Die wachsenden Gefahren des internationalen Terrorismus haben erneut die Frage aufgeworfen, ob die Bundeswehr auch im Falle schwerwiegender terroristischer Angriffe oder Gefahren im staatlich Inneren eingesetzt werden kann. Nach bisherigem Verständnis wurde eine solche Möglichkeit in aller Regel verneint. Inzwischen hat das Bundesverteidigungsministerium aber mit Recht gemeinsame Übungen von Polizei und Bundeswehr für den Fall terroristischer Angriffe vorbereitet, und auch das neue Weißbuch der Bundesregierung zur Sicherheitspolitik greift ebenfalls berechtigterweise die Frage eines Einsatzes der Bundeswehr im Inneren auf.
Das Grundgesetz ging in seiner ursprünglichen Fassung eindeutig davon aus, dass ein Einsatz der Streitkräfte im Inneren ausgeschlossen ist. Zwischen innerer und äußerer Sicherheit sei strikt zu unterscheiden, wobei die Bundeswehr auf den Bereich der äußeren Sicherheit beschränkt ist, während der Bereich der inneren Sicherheit der Polizei vorbehalten bleibt. Für die Bundeswehr ergaben sich lediglich Zuständigkeiten im Bereich des Notstandsrechts und gegebenenfalls im Bereich des Verteidigungs- und Spannungsfalls (vgl. Artikel 87a Absatz 4, 91, 115a ff. Grundgesetz – GG). Eine erste Ausnahme von dieser strikten Abgrenzung ergab sich nach Artikel 35 Absatz 2 und 3 GG, wonach vor allem in Fällen von Naturkatastrophen oder besonders schweren Unglücksfällen die Bundeswehr in Amtshilfe für die Polizei oder andere Behörden herangezogen werden kann – eine Konsequenz, die sich aus der seinerzeitigen Hamburger Deichkatastrophe ergab, wo die Bundeswehr, damals noch jenseits des Grundgesetzes, zur Hilfe herangezogen wurde. Hintergrund dieser strikten Unterscheidung zwischen Polizei einerseits und Bundeswehr andererseits waren die Erfahrungen aus der Weimarer Republik und der Zeit des Nationalsozialismus, als das Militär auch für den Bereich der inneren Sicherheit beziehungsweise der Innenpolitik – vielfach missbräuchlich – eingesetzt worden war.
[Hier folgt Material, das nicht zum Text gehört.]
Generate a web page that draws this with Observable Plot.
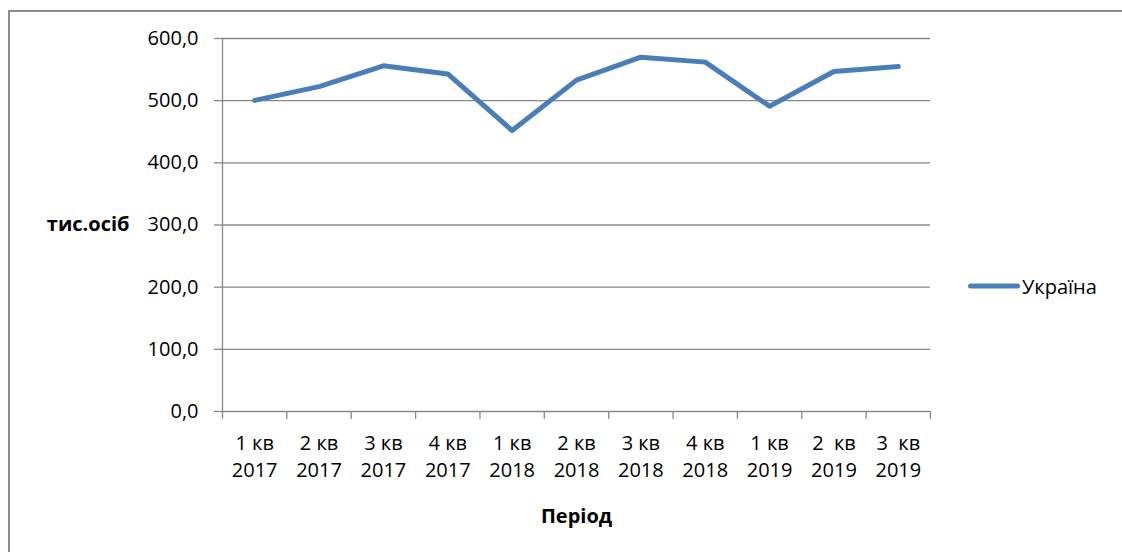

Dieser historische Befund hat heute seine einst gewichtige Bedeutung verloren. Die Bundeswehr ist längst zu einem gesicherten und integralen Bestandteil der freiheitlich-demokratischen Grundordnung geworden. Sie ist, wie das Bundesverfassungsgericht zu Recht betont, ein wahrhaft demokratisches Parlamentsheer. Maßgebend ist heute die Frage der Rechtssicherheit für die Bundesrepublik insgesamt wie für alle deutschen Bürger. Dies ergibt sich aus dem fundamentalen Rechtsstaatsprinzip gemäß Artikel 20/28 GG, das die Rechtssicherheit zu den herausragenden und fundamentalen Grundaufgaben des Staates erklärt.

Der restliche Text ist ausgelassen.